Battered and Bruised

Managing bruising during harvest

Published online: Sep 03, 2016 Potato Harvesting, Potato Storage Nora Olsen & Mike Thornton, University of Idaho
Viewed 4143 time(s)

What can be done to minimize bruises and wounds this harvest season? There are two major components to bruise management: 1) factoring in tuber conditions and variety susceptibility to bruise with a harvest, and 2) running a handling operation designed to minimize physical impact or damage of the tubers.

There are two types of harvest bruises: blackspot and shatter. Two events are involved in blackspot bruise formation: a physical impact, followed by a chemical reaction that causes the discoloration. There is no open wound with blackspot bruising.

Conversely, a shatter bruise only needs a physical impact, but that causes a break in the skin or flesh. The level of shatter bruise, or open wounds, can have a huge impact on the potential for disease development and increased weight loss in storage. The pathogens that cause Fusarium dry rot and Pythium leak need a wound to infect the tuber. Pathogens that cause pink rot, late blight, early blight and others may not need a wound, but infection is dramatically increased with wounding. Regardless of the type of wound, economic losses can occur due to disease invasion, shrinkage and discoloration.

A key bruise management strategy is to factor in tuber conditions while minimizing impacts from equipment operation to successfully reduce bruise potential.


Tuber Condition

Tuber temperature, hydration level (crispness) and maturity interact to influence bruise susceptibility. In general, the lower the pulp temperature, the more susceptible tubers are to both shatter and blackspot bruising. Pulp temperatures below 45 degrees Fahrenheit make it very difficult to handle potatoes without causing significant shatter bruise damage. The more hydrated or crisp the potatoes are, the greater the susceptibility to shatter bruise. In contrast, dehydrated potatoes are susceptible to blackspot bruise. Likewise, as plants mature, the tubers become more susceptible to blackspot bruise. Tubers that sit in dry soil under dead or dying vines can become very susceptible to blackspot. 

Knowledge of the relative bruise susceptibility of different potato varieties allows the use of tuber hydration level to your advantage. For example, Bannock Russet is known to be relatively susceptible to shatter bruise but resistant to blackspot. Therefore, it is recommended that Bannock fields be harvested under slightly drier conditions to reduce shatter bruise. Another example is the use of green-digging Ranger Russet tubers to lessen blackspot bruise development.

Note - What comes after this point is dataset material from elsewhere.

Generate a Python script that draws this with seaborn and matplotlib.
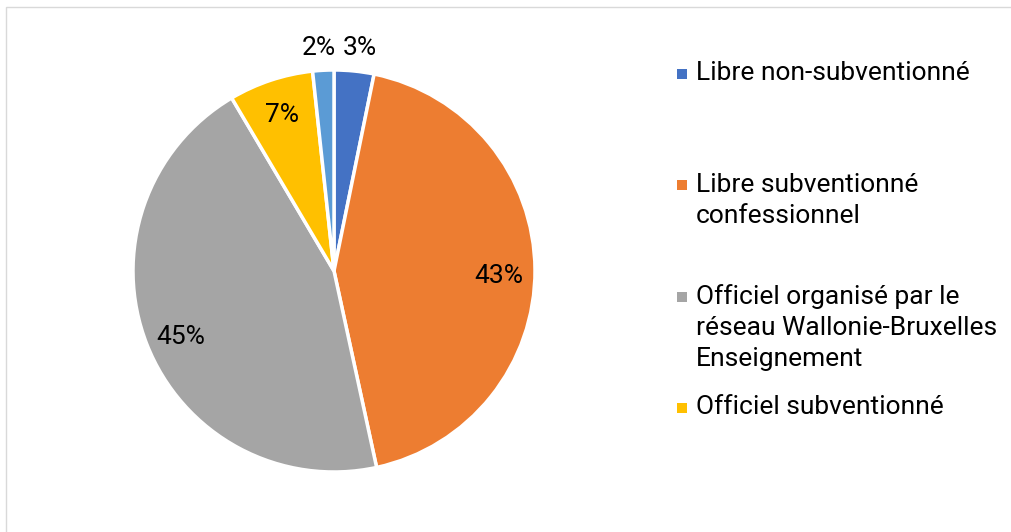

Harvester and Handling Operation

The more susceptible tubers are to damage, the more important it is to operate the harvester under optimum conditions. Achieving optimum harvester operation requires reducing drops, cushioning impact areas, and setting chain speeds in relation to ground speed so that harvester chains are filled to capacity. If the volume of material (tubers and soil) passing over each chain can be matched to the capacity of that chain, damage due to excess tuber movement, rollback and drops can all be reduced. 

It has been reported that about 30 percent of all bruise damage found on tubers in storage occurs after contact with the harvester. Bruise reduction during the trucking and piling operations requires minimizing drops, matching conveyor speed to tuber volume, and piling in a progressive, stepwise fashion to minimize tubers rolling down the face of the pile. 


Identifying Potential Bruising Situations

Growers should spend time to educate employees about bruise prevention and instruct them to be vigilant in identifying any drops that may be too high and make adjustments on the fly to remedy issues.

Monitoring bruise incidence throughout a harvest system is a useful way to determine whether bruise susceptibility is higher for a particular lot or field. Taking tuber samples at different points throughout the harvest and handling process (e.g., hand digging, harvester, conveyors, any drop points or turns) and holding them at warm temperatures will allow growers to assess the tubers for blackspot damage. The higher the temperature, the quicker the pigment formation will occur and the sooner the results will be available. It typically takes about 24 to 48 hours for the black-blue pigment to develop. There are “hot boxes” commercially available for purchase, or rooms can be constructed for this same purpose. Shatter bruise will be apparent regardless of warming the tubers. The use of an instrumented sphere is another way to determine where unacceptable impacts are occurring in harvest, handling or packaging systems. 

This article appears in the September 2016 issue of Potato Grower.